Reel struggle

Filmmaker OP Srivastava’s What’s Your Story? explores the in-depth ecosystem of indie cinema

Published: 04th April 2021 05:00 AM  |   Last Updated: 04th April 2021 10:14 AM   |  A+A-

Stills from the film 'What’s Your Story?'.

Stills from the film 'What’s Your Story?'.

Express News Service

Low-budget indie films are slowly making strides and bridging the divide between masala and artsy cinema. Investment banker-turned filmmaker OP Srivastava’s sixth project What’s Your Story? explores this ecosystem. In this documentary, Srivastava asks whether independent filmmaking is sustainable as a business model in the long run. After all, passion alone is not enough to tell a story. The feature also examines how the transition to the OTT space is giving indie cinema a new voice and helping it grow at a time when no organised support for such cinema exists. 

Srivastava believes that the medium of filmmaking is on the brink of a revolution. “Technologically, OTT platforms have changed the way films will be viewed in the days to come—from being a ‘community experience’ to a personalised experience,” he says. The platform is the new star as opposed to the hero. The future, according to Srivastava, is made-to-order films. “Filmmaking, which was considered an art, may undergo a dramatic transformation and become a product of technology,” adds the filmmaker whose first film, Missed Call (2005), represented India at the Cannes Film Festival, and his first documentary, Life in Metaphors (2015), won the National Award for Best Biopic.

Rajat Kapoor

Srivastava—who is currently working on the pre-production of his upcoming film tentatively titled Fish Curry and Khasta Kachori—has so far used personal savings to fund his films. Concerned about indie films’ financial viability, he began talking to various independent filmmakers and stakeholders to understand their strategy and motivation, and found that each had a different story to tell. Director Devashish Makhija took two years to make 16 films. In 2009, his animated film with the Yash Raj banner was shelved. His 2017 film Ajji managed a nationwide release in only 35 screens for just a week. Makhija says, “Unlike commercial films, indie films have no set roadmap.
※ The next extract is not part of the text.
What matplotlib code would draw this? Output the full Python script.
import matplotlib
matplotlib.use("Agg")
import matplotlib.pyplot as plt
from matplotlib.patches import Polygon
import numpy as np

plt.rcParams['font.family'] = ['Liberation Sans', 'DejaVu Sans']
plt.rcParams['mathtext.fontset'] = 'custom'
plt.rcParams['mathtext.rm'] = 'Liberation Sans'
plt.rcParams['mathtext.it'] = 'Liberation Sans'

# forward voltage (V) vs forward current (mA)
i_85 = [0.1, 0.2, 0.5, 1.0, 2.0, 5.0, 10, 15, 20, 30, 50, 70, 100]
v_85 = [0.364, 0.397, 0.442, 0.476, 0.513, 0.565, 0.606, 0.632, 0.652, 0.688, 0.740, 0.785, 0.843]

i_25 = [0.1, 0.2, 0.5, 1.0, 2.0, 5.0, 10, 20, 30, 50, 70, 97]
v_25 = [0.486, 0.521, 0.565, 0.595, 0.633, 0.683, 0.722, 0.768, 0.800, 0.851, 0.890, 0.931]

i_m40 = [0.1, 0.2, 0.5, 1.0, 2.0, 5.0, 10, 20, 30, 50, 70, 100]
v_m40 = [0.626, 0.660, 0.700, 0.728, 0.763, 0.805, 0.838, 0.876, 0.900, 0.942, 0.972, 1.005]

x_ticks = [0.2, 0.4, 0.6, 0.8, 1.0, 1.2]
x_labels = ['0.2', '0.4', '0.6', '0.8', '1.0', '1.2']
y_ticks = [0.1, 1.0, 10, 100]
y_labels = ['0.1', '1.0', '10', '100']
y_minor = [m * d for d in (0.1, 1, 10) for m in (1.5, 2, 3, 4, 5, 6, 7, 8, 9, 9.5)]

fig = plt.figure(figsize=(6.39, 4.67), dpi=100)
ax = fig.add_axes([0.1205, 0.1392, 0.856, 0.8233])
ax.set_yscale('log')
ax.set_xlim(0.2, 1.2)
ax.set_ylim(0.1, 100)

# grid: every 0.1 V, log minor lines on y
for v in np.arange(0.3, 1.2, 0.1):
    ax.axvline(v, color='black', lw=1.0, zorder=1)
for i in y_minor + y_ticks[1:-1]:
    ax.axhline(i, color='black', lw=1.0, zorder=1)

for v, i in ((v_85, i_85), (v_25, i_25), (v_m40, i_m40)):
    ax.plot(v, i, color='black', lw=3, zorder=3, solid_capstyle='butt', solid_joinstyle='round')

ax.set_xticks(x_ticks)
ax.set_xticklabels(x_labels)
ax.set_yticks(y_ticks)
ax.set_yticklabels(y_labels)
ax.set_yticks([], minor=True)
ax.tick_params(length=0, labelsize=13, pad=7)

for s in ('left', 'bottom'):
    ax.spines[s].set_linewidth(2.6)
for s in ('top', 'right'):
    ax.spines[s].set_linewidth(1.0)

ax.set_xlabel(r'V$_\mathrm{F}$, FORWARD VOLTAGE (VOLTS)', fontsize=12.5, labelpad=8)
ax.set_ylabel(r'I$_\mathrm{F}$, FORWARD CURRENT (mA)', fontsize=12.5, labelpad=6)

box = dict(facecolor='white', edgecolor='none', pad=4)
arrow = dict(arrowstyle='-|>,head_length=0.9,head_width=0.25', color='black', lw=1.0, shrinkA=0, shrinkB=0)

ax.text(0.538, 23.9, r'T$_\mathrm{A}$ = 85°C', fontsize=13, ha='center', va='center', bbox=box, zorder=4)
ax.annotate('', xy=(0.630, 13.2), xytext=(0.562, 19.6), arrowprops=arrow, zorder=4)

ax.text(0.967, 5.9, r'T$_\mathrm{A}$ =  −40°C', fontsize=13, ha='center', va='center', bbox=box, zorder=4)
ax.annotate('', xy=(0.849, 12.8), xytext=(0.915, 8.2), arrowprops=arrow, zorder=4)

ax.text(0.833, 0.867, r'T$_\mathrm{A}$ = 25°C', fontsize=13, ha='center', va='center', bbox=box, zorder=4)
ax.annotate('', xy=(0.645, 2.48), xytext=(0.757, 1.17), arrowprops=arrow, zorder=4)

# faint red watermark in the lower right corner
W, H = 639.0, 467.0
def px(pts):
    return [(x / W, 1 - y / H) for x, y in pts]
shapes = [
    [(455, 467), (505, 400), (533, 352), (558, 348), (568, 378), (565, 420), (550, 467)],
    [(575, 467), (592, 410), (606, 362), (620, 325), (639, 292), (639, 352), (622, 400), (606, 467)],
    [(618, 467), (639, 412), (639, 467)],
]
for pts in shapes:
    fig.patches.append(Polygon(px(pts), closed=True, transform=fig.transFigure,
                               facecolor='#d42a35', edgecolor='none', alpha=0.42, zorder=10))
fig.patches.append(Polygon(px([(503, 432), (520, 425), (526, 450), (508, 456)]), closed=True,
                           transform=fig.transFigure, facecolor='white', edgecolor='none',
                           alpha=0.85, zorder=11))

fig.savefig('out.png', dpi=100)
The reason why audiences, producers and the distribution network don’t want indie films is because they make people uncomfortable.” While Makhija may be too harsh a critic, film journalist Vanita Kohli-Khandekar points out that some of the biggest names today, such as Anurag Kashyap, started off as independent filmmakers. Director of the popular Netflix web series—Jamtara—Soumendra Padhi also does not agree with Makhija. He says, “Viewers today are open and ready to try out different kinds of content.” And so are filmmakers. 

Director Sanal Kumar Sasidharan made his film Ozhivudivasathe Kali without a script. Created as an audio-visual experience, the film was captured naturally as it happened on camera. Rajat Kapoor, who directed Ankhon Dekhi, explains, “This is exactly the advantage of indie films—they are independent of subjects, fashion trends and the current market.”

Such perspectives and more along with clips of their films are interspersed in Srivastava’s documentary. It also has the voices of cinematographers, film writers, journalists and aggregators. At the end of the day, the essence of the documentary is summed up by what Amartya Bhattacharyya, the director of Benares, believes, “Cinema is a cerebral experience and while commercial films are manufactured through a proper process and infrastructure, indie films are pure art or poetry. Though such films are the stuff that dreams are made of, they are not very financially viable.” 

Maybe it’s time producers took note.